Task details>
List each line of the data that holds the string "script", please.

Available records>
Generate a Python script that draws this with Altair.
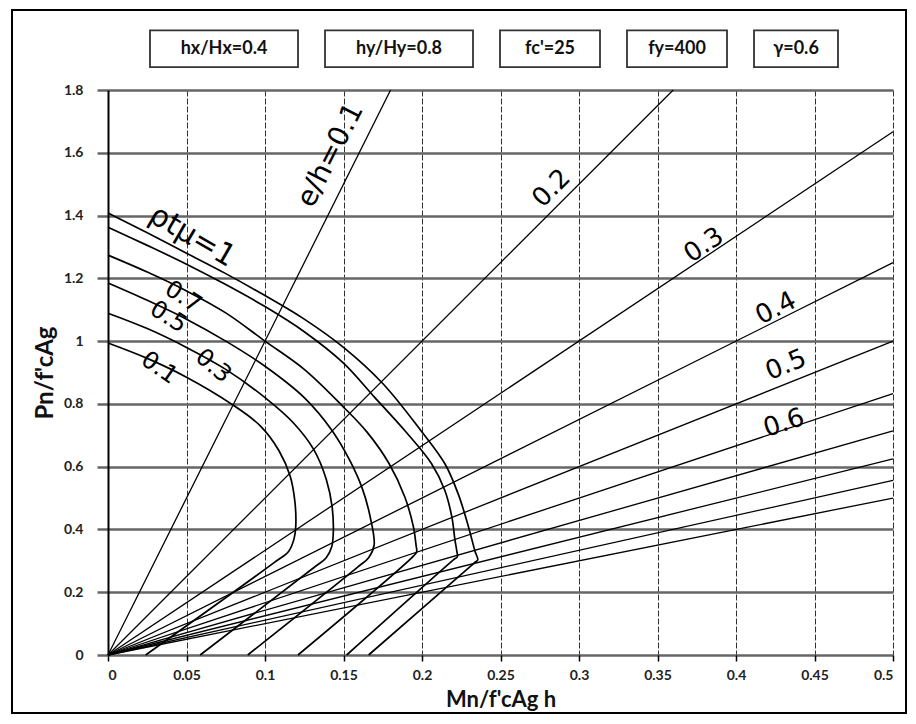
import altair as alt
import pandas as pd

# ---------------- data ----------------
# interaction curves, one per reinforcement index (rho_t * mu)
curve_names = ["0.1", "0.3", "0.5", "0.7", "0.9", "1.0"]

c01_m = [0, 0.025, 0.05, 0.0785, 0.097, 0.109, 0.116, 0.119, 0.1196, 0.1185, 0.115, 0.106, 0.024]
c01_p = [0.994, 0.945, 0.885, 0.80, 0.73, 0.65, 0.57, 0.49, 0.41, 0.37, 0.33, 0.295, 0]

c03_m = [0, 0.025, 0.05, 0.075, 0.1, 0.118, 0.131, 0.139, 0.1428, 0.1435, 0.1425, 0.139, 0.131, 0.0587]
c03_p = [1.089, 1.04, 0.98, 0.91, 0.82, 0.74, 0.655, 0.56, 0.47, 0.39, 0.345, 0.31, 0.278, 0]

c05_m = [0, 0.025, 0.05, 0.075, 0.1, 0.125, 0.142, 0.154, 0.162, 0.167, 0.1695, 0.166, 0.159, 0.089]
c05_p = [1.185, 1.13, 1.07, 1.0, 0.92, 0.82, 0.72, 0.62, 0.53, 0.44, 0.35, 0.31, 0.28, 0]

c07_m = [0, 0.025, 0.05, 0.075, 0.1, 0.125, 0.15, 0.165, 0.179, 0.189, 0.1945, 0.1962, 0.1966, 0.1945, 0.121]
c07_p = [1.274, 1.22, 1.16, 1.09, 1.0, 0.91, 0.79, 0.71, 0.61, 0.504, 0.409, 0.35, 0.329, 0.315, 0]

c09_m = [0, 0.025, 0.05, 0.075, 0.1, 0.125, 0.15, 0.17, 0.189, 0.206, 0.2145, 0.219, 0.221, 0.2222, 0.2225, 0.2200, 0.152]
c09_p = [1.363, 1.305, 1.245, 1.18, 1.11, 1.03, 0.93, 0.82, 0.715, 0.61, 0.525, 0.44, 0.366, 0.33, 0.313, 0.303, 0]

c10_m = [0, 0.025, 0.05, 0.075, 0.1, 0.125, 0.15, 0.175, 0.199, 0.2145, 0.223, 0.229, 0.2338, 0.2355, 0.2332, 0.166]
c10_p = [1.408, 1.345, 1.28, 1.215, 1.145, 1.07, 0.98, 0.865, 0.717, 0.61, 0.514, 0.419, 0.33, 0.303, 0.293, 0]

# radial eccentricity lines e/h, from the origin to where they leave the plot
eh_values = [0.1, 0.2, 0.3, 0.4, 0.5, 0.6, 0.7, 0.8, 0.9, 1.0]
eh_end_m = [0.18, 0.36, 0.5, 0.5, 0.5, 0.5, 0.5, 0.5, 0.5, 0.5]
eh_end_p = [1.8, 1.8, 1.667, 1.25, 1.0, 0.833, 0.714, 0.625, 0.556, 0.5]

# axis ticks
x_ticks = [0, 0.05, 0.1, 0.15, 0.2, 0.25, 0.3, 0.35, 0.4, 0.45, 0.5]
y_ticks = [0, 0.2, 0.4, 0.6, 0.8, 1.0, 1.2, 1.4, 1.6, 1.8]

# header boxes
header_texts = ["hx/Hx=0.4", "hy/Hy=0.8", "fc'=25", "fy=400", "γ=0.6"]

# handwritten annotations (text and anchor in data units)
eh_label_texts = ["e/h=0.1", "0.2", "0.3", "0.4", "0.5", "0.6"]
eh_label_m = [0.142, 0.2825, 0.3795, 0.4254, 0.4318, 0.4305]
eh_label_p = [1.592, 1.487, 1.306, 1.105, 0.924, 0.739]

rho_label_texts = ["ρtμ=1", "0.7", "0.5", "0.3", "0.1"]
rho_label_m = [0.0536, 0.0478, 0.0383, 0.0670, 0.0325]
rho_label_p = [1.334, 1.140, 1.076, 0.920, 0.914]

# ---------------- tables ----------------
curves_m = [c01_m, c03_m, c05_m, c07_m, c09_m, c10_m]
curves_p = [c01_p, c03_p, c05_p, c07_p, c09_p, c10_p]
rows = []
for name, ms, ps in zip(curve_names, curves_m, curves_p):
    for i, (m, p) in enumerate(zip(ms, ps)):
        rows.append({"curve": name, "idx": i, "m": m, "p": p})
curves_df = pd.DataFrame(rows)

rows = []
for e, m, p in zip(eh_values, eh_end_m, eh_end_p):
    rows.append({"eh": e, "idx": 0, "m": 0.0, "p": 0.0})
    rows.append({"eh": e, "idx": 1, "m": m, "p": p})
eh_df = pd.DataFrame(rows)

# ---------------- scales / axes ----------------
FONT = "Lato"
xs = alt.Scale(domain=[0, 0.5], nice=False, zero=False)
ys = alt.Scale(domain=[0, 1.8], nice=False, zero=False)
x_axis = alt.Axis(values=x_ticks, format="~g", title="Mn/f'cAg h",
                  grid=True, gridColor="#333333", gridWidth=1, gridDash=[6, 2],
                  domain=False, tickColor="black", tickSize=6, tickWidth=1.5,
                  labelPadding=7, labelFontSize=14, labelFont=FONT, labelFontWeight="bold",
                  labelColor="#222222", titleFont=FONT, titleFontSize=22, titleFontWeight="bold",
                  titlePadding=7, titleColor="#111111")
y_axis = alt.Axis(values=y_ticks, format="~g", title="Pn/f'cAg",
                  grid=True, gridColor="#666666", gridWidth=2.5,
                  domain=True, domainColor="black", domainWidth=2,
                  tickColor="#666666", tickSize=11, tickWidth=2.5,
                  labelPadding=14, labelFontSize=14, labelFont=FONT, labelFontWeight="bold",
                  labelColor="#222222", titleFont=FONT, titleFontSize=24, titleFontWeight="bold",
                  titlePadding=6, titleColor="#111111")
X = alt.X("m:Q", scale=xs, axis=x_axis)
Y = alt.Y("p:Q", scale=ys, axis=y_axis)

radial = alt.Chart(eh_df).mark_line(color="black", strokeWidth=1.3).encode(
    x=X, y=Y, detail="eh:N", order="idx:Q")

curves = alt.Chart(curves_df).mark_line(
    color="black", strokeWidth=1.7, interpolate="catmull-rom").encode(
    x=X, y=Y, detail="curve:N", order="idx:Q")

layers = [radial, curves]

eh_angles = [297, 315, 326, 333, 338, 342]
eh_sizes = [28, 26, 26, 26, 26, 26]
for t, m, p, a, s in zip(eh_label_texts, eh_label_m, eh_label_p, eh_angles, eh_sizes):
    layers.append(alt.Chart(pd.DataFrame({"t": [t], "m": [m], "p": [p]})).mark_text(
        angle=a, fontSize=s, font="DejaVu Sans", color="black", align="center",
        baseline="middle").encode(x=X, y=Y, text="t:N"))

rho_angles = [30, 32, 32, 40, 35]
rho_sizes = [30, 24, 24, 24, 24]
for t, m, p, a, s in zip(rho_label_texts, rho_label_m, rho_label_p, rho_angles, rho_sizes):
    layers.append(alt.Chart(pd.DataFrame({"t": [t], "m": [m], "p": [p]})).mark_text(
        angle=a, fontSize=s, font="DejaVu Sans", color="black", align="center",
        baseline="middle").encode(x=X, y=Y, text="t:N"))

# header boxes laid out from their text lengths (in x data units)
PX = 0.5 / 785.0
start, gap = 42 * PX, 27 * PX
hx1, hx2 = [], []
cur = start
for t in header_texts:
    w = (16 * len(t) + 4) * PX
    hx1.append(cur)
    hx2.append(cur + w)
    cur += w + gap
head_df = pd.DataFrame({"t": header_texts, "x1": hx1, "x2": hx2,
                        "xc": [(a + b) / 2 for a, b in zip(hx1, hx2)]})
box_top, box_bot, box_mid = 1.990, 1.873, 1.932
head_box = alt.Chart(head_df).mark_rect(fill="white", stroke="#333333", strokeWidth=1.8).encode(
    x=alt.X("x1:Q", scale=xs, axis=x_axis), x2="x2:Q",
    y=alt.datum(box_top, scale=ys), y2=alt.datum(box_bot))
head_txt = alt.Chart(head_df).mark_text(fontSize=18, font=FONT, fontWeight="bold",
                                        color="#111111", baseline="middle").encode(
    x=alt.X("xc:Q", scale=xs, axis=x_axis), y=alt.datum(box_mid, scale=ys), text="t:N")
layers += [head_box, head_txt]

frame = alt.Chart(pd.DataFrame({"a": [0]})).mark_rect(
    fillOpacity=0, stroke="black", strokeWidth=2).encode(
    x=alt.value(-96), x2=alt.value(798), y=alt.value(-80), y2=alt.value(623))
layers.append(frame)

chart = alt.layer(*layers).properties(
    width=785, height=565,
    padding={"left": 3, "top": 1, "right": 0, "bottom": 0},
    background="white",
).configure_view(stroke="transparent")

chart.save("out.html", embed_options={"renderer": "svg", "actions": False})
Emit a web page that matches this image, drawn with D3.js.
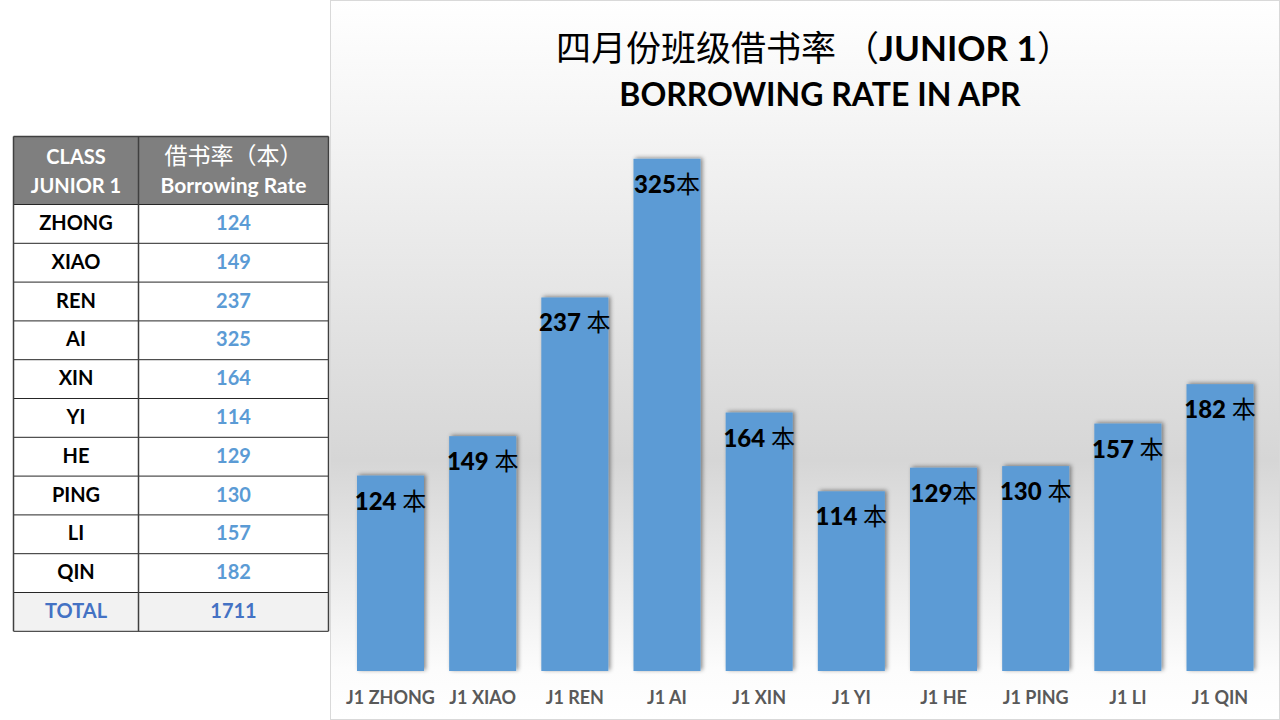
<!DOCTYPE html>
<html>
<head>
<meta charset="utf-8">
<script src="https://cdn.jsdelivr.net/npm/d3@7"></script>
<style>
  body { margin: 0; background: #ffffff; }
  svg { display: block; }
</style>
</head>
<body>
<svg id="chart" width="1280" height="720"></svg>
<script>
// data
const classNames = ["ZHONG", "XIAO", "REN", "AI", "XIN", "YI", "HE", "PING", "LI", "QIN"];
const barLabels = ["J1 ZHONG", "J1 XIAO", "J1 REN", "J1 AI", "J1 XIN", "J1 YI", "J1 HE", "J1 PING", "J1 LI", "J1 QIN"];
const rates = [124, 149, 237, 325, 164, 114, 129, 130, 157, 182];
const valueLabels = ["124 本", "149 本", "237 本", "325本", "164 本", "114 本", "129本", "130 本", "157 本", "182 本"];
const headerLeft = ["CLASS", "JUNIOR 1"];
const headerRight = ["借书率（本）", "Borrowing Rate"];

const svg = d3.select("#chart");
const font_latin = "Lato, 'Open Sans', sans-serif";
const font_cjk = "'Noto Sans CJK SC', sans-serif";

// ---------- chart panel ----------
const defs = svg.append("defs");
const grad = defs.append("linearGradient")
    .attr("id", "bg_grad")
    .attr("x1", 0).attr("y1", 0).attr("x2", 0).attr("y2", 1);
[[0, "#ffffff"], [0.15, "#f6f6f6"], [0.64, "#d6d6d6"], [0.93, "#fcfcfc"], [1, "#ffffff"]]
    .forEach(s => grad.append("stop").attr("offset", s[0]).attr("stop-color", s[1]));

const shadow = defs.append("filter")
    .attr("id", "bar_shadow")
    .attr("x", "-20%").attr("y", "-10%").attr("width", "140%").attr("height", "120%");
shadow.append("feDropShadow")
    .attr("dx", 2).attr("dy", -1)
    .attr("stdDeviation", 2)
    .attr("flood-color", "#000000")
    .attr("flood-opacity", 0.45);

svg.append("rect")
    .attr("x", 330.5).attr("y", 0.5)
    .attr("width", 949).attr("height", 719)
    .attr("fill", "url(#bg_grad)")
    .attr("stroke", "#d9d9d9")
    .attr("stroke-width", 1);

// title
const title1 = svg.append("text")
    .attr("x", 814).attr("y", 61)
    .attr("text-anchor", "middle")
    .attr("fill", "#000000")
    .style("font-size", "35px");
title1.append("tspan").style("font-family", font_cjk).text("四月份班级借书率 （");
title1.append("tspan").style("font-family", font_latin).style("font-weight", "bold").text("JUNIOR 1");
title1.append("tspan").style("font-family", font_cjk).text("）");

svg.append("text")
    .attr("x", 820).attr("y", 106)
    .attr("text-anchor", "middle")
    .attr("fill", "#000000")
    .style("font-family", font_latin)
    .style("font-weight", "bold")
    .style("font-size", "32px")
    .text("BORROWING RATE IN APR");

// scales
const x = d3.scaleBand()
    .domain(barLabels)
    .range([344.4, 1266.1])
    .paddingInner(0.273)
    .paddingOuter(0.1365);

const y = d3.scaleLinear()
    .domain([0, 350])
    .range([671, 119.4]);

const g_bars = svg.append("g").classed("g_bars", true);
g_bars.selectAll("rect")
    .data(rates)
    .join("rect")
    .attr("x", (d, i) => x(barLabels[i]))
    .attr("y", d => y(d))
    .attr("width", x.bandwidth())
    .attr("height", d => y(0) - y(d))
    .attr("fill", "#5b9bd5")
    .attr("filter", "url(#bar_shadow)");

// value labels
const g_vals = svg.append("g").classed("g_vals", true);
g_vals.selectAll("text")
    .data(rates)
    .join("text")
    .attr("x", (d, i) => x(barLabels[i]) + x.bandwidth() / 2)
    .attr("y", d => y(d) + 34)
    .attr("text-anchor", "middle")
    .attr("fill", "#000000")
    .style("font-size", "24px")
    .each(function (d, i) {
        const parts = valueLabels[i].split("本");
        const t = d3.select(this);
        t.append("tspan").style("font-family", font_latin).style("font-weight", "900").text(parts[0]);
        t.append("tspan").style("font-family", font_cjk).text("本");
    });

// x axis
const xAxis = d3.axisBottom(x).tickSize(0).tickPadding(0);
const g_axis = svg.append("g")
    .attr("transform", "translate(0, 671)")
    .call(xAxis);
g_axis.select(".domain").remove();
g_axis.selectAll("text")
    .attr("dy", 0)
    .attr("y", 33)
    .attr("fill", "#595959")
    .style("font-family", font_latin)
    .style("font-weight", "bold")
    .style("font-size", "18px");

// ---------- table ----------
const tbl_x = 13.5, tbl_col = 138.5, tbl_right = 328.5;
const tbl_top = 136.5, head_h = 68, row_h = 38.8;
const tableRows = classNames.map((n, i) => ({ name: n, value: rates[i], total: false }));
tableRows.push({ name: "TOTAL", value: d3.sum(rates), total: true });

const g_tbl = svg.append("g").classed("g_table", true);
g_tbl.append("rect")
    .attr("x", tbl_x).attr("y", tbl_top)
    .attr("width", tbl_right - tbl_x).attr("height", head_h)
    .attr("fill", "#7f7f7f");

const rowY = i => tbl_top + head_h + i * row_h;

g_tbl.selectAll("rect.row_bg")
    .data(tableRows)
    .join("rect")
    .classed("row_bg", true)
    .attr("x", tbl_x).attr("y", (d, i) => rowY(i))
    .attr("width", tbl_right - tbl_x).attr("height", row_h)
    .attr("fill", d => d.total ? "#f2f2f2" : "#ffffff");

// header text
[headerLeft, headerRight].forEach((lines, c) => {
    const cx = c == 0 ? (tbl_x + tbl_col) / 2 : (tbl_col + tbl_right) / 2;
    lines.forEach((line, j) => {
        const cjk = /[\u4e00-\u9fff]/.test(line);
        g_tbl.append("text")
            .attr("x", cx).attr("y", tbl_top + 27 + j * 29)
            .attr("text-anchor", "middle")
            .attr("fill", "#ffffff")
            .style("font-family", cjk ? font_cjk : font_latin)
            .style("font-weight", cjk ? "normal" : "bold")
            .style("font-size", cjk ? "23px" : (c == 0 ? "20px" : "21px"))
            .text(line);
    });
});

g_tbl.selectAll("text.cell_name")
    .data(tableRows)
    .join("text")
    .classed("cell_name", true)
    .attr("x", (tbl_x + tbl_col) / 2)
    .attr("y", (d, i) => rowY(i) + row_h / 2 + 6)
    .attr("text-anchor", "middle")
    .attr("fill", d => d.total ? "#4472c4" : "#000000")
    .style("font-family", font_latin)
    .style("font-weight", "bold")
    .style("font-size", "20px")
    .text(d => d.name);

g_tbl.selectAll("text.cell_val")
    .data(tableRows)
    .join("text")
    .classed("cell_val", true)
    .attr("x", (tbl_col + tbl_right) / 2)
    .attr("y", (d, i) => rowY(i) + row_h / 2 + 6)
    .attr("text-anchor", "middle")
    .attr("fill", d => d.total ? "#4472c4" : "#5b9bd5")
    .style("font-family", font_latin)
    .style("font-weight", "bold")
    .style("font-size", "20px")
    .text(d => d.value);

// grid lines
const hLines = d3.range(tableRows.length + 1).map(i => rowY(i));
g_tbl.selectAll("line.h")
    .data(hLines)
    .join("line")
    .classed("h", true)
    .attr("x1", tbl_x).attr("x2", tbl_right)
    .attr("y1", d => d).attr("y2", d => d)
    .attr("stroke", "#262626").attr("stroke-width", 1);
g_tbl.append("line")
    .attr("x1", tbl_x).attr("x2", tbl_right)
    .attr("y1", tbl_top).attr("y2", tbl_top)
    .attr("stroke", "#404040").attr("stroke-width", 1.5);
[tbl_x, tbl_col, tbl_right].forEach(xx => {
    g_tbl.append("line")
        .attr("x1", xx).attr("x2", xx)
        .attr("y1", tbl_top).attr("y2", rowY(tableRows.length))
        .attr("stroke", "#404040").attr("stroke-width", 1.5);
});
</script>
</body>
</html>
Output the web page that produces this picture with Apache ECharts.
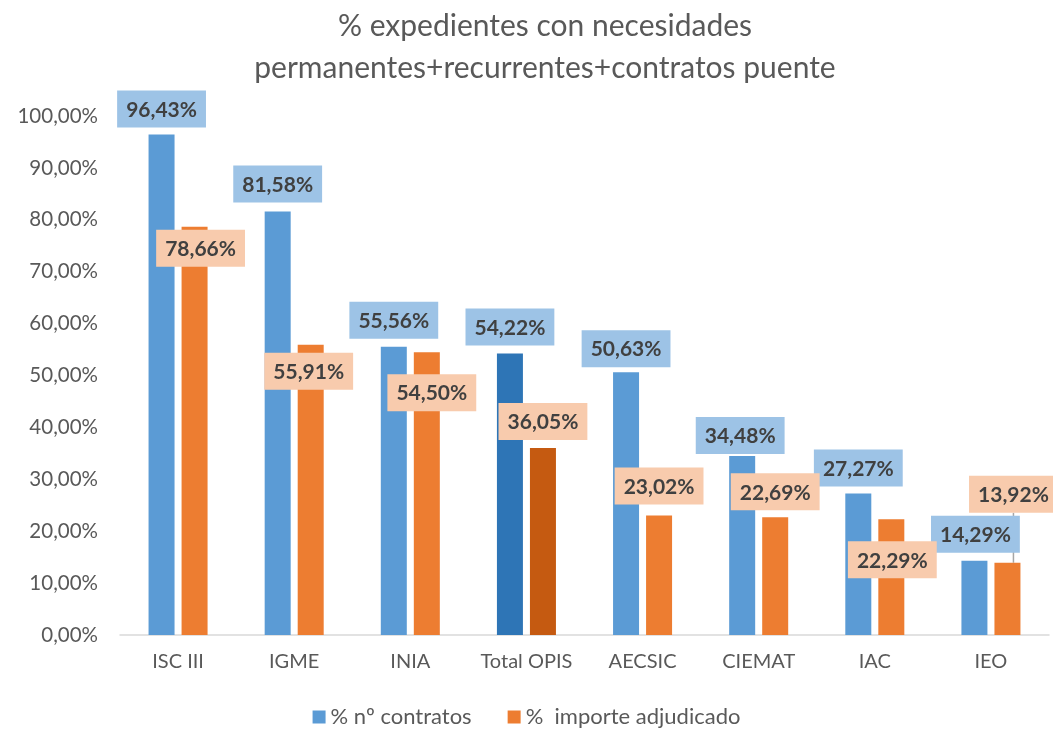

Reply>
Generate a Python script that draws this with Altair.
<script src="https://cdn.jsdelivr.net/npm/d3@7"></script>
<script>
</script>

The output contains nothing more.